James Villegas will be the first to admit that his research plots are some of the worst-looking crop fields to be found.
And that’s just the way he wants it.
“We want (the crops) to be munched on by different insects,” said Villegas, an LSU AgCenter entomologist. “We do a lot of trial and error here in the field, and it is great that we can do that in the research station where we can afford to actually make mistakes in order for us to make sure that mistake won’t be translated in the real-field scenario outside of the research arena.”
Villegas began his role as the field crops entomologist at the AgCenter Dean Lee Research and Extension Center near Alexandria a few months ago. He works to identify and share strategies to manage insects both effectively and economically.

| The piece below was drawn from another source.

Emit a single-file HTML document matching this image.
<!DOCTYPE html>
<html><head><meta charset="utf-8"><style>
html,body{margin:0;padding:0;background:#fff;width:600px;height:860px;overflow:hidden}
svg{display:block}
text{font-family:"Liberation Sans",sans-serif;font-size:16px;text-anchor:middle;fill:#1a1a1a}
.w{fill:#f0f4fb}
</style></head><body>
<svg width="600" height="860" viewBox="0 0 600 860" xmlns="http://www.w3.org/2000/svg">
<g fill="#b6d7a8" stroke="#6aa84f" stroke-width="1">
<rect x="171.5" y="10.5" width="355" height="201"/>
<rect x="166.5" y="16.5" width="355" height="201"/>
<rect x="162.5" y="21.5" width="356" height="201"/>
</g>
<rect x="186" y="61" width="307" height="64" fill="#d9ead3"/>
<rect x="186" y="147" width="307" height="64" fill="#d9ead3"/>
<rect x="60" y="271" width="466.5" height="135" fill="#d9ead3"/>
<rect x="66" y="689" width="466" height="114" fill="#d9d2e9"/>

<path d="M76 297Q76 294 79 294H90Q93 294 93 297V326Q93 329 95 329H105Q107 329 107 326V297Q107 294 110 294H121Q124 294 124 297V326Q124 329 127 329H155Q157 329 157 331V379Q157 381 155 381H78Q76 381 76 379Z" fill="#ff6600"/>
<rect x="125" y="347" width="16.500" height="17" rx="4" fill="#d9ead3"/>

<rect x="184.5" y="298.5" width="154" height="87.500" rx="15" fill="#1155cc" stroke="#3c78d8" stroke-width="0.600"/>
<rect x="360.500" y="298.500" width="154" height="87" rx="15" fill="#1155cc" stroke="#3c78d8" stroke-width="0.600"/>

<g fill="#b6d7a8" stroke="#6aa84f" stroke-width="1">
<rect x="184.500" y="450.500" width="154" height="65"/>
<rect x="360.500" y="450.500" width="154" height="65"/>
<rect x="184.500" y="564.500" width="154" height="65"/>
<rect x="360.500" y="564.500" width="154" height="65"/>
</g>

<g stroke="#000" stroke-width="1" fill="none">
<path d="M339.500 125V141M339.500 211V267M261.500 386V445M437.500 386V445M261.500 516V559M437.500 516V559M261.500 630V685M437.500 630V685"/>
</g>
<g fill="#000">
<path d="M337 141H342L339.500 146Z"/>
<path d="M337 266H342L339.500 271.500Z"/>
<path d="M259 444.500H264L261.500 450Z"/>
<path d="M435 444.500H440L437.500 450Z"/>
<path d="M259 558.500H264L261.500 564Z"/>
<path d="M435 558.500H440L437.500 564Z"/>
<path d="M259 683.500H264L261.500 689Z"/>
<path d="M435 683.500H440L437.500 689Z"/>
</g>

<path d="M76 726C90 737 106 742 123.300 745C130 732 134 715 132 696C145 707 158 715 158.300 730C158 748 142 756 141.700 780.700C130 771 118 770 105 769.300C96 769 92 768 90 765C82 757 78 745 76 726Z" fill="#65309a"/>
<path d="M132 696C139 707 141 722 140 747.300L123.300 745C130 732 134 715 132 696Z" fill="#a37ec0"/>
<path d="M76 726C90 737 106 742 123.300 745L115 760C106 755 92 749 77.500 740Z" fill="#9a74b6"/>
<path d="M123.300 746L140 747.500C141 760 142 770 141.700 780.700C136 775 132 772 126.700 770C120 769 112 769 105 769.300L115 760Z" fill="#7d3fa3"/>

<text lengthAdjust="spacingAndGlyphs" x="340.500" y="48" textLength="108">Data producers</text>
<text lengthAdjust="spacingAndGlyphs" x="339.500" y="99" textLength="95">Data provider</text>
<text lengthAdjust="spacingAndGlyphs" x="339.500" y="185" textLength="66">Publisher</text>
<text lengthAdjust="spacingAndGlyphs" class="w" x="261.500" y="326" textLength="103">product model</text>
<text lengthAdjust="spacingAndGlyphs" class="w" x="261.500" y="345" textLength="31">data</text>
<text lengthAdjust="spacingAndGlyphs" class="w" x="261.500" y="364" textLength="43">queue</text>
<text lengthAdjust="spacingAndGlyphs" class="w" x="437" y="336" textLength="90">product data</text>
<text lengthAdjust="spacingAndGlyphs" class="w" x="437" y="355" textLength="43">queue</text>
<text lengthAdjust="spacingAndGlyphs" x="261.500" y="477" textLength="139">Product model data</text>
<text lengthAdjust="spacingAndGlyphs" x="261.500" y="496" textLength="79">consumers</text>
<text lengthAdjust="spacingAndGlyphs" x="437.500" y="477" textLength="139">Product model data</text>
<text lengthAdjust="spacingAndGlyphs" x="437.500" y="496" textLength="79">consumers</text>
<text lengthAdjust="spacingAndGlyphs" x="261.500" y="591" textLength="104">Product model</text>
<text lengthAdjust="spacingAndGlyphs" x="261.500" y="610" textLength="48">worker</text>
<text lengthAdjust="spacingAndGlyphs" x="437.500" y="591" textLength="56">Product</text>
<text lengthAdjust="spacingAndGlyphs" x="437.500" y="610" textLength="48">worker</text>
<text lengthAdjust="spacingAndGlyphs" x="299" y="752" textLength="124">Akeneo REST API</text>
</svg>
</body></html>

Talking with farmers, consultants and others in the agriculture industry is one of Villegas’ favorite aspects of his job. They often provide inspiration for his research program.
“They tell you what they observe in the field, and from there, you are able to generate several ideas that you could do in the field and build some experiments,” he said.

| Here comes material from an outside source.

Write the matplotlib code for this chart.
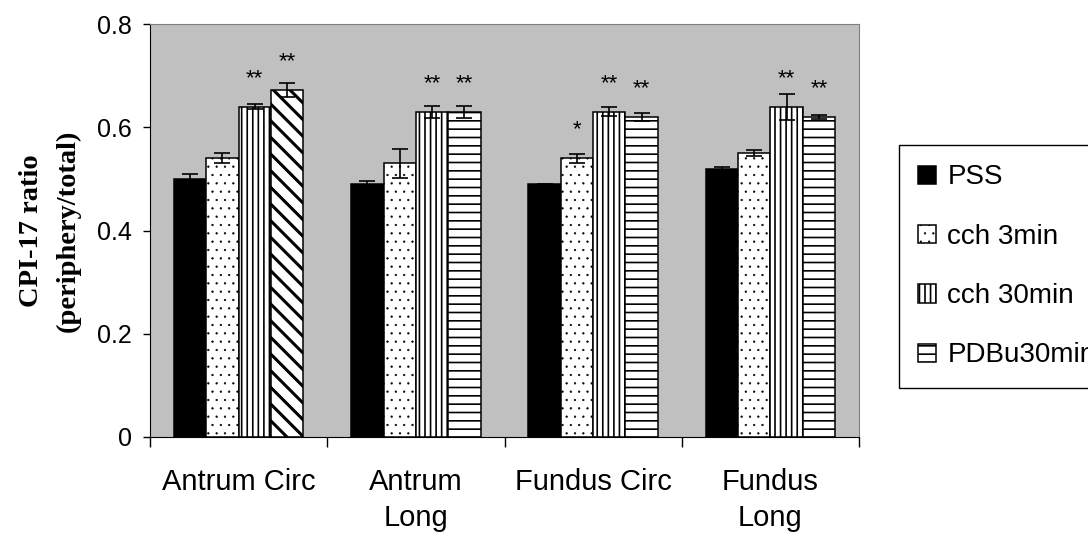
import numpy as np
import matplotlib.pyplot as plt

regions = ["Antrum Circ", "Antrum\nLong", "Fundus Circ", "Fundus\nLong"]
treatments = ["PSS", "cch 3min", "cch 30min", "PDBu30min"]

pss = [0.50, 0.49, 0.49, 0.52]
pss_err = [0.010, 0.005, 0.001, 0.003]
cch3 = [0.54, 0.53, 0.54, 0.55]
cch3_err = [0.010, 0.028, 0.009, 0.006]
cch30 = [0.64, 0.63, 0.63, 0.64]
cch30_err = [0.005, 0.012, 0.009, 0.025]
pdbu = [0.672, 0.63, 0.62, 0.62]
pdbu_err = [0.013, 0.012, 0.007, 0.004]

# significance marks per bar
pss_sig = ["", "", "", ""]
cch3_sig = ["", "", "*", ""]
cch30_sig = ["**", "**", "**", "**"]
pdbu_sig = ["**", "**", "**", "**"]

plt.rcParams["font.family"] = ["Liberation Sans", "DejaVu Sans"]
plt.rcParams["hatch.linewidth"] = 1.2


def thin_dots(patch):
    if hasattr(patch, "set_hatch_linewidth"):
        patch.set_hatch_linewidth(0.4)


fig = plt.figure(figsize=(10.88, 5.33), dpi=100)
ax = fig.add_axes([150 / 1088, 1 - 437 / 533, 709 / 1088, 413 / 533])
ax.set_facecolor("#c0c0c0")

x = np.arange(len(regions))
w = 0.1825
series = [
    (pss, pss_err, pss_sig, "black", ""),
    (cch3, cch3_err, cch3_sig, "white", ".."),
    (cch30, cch30_err, cch30_sig, "white", "|||"),
    (pdbu, pdbu_err, pdbu_sig, "white", "--"),
]

containers = []
for i, (vals, errs, sig, fc, hatch) in enumerate(series):
    pos = x + (i - 1.5) * w
    bars = ax.bar(pos, vals, w, color=fc, edgecolor="black", linewidth=1.1,
                  hatch=hatch, label=treatments[i], zorder=2)
    containers.append(bars)
    ax.errorbar(pos, vals, yerr=errs, fmt="none", ecolor="black",
                elinewidth=1.2, capsize=5.5, capthick=1.2, zorder=3)
    for p, v, s in zip(pos, vals, sig):
        if s:
            ax.text(p, v + 0.044, s, ha="center", va="baseline", fontsize=16)

for b in containers[1]:
    thin_dots(b)

ax.set_xlim(-0.5, 3.5)
ax.set_ylim(0, 0.8)
ax.set_yticks([0, 0.2, 0.4, 0.6, 0.8], ["0", "0.2", "0.4", "0.6", "0.8"])
ax.set_xticks(np.arange(-0.5, 4, 1), [""] * 5)
ax.set_xticks(x, regions, minor=True)
ax.tick_params(axis="x", which="major", length=7, width=1, direction="out")
ax.tick_params(axis="x", which="minor", length=0, pad=22, labelsize=21)
ax.tick_params(axis="y", length=5, width=1, direction="out", labelsize=18, pad=8)
for lab in ax.get_xticklabels(minor=True):
    lab.set_linespacing(1.38)

for side in ["top", "right"]:
    ax.spines[side].set_color("#808080")
for side in ["left", "bottom"]:
    ax.spines[side].set_color("black")

ax.set_ylabel("CPI-17 ratio\n(periphery/total)", fontfamily="Liberation Serif",
              fontweight="bold", fontsize=20.5, labelpad=12, linespacing=1.6)

leg = fig.legend(loc="upper left", bbox_to_anchor=(899 / 1088, 1 - 145 / 533),
                 fontsize=20, frameon=True, fancybox=False, edgecolor="black",
                 framealpha=1, handlelength=0.64, handleheight=0.64,
                 handletextpad=0.4, labelspacing=1.2, borderpad=0.7,
                 borderaxespad=0)
leg.get_frame().set_linewidth(1.0)
thin_dots(leg.get_patches()[1])

# the antrum circular PDBu bar uses a diagonal fill (legend keeps stripes)
containers[3][0].set_hatch("\\\\")
if hasattr(containers[3][0], "set_hatch_linewidth"):
    containers[3][0].set_hatch_linewidth(2.2)

fig.savefig("out.png", dpi=100)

Though he grew up around rice and sugarcane farms in the Philippines, Villegas never expected to work in agriculture or to be an entomologist. But as an undergraduate student at Ateneo de Manila University, he learned about viruses vectored by insects and became fascinated with them.

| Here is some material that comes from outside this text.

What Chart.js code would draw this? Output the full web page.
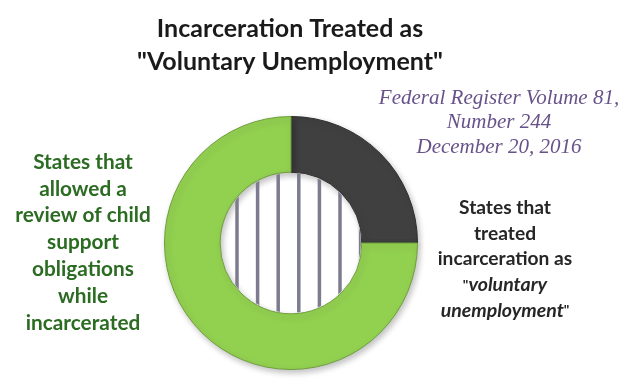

“This is pretty cool,” he recalled thinking at the time. “There’s a world out there studying this kind of stuff.”
And so he went on to pursue master’s and doctoral degrees in entomology at LSU. Before accepting his current position at Dean Lee, Villegas was a research associate specialist in the AgCenter Department of Entomology.
Villegas enjoys using his knowledge to help others.
“There is no greater joy than when you make some recommendations and get a call back and they say, ‘That works really well,’” he said. “That’s actually quite a great feeling.”